The geophysical modelling of CO2 specialist meeting was held in Leeds on Tuesday 3rd November, inviting specialists in geophysical monitoring and modelling of injected CO2 in the subsurface. The specialists involved University researchers from all over the UK, as well as government and industry delegates from the UK and abroad. The main strength of the meeting was the integration of several complementary geophysical techniques; geomechanics, rock physics petrophysics and passive and active seismics.
Fault reactivation and modelling was an important topic which was covered by a few presentations. This is no surprise as it is an important issue for safe storage security as well as the public acceptance of CCS. Jonny Rutqvist (Lawrence Berkeley National Laboratory) used numerical modelling to induce fault reactivation at high injection pressures in order to assess the relationship between seismicity and fault reactivation and leakage through a caprock. Quentin Fisher (University of Leeds) took this one step further by looking at the stress paths during deflation and inflation by history matching couple flow and geomechanical models with 4D seismic. While Adriana Paluszny (Imperial College London) focused on modelling fracture growth and caprock integrity at a finer scale in order to provide more detail about how fractures will and will not propagate.
The application of geophysical monitoring techniques at current CO2 storage sites was definitely a personal highlight of the meeting. Andrew Cavanagh (Statoil Research) gave a very interesting presentation about the sensitivity of CO2 simulations to pressure artifacts and highlighted the importance of sensitivity analysis in modelling workflows. This was demonstrated through results from the Sleipner CCS project. Jim White (BGS) used the Sleipner seismic data to assess the ability to monitor and map thin layers of CO2 in the subsurface, in particular through the acquisition of recent high frequency data. Furthermore, Jim also presented some of the recent work on the Snohvit CCS project which showcased some very nice, very clean seismic time-lapse images. As a geophysicist I found this very exciting as the sections clearly showed nice, clear amplitude changes resulting from CO2 saturation within the reservoir, as well as pressure effects. Anna Stork (University of Bristol) then presented some of the recent work on passive seismic monitoring currently carried out at current CCS projects Weyburn, InSalah and Aquistore, to great effect.
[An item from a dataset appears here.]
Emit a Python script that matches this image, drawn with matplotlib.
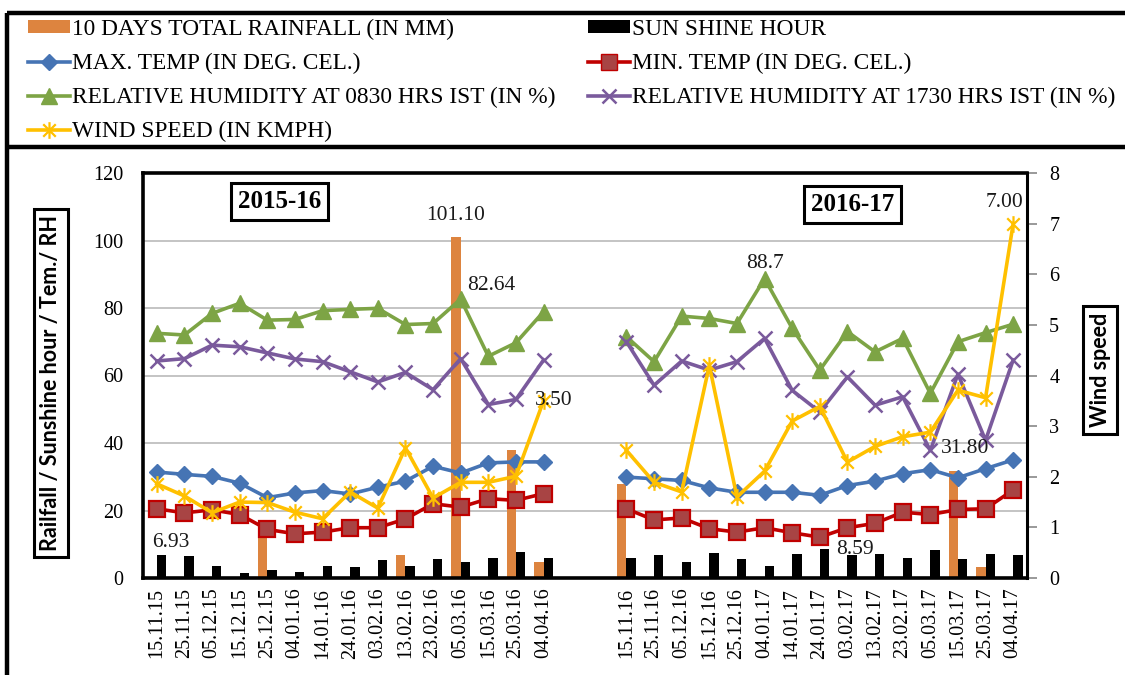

Lastly, it wouldn’t be a proper geophysics meeting without some petrophysics. Giorgos Papageorgiou (University of Edinburgh) gave a very interesting presentation about advancements in rock physics modelling, in particular the advancements in improved estimation of CO2 saturation, by highlighting the effect (and importance) of capillary pressure in rock physics.
Clearly evident from the presentations was the very high level, world leading research which is currently being undertaken in the field of geophysical modelling of CO2. The presentations captivated the audience throughout the day and generated some great discussions during the breaks. The meeting concluded with a fantastic poster session by the ECR’s, enjoyed over a great selection of cheese and wine.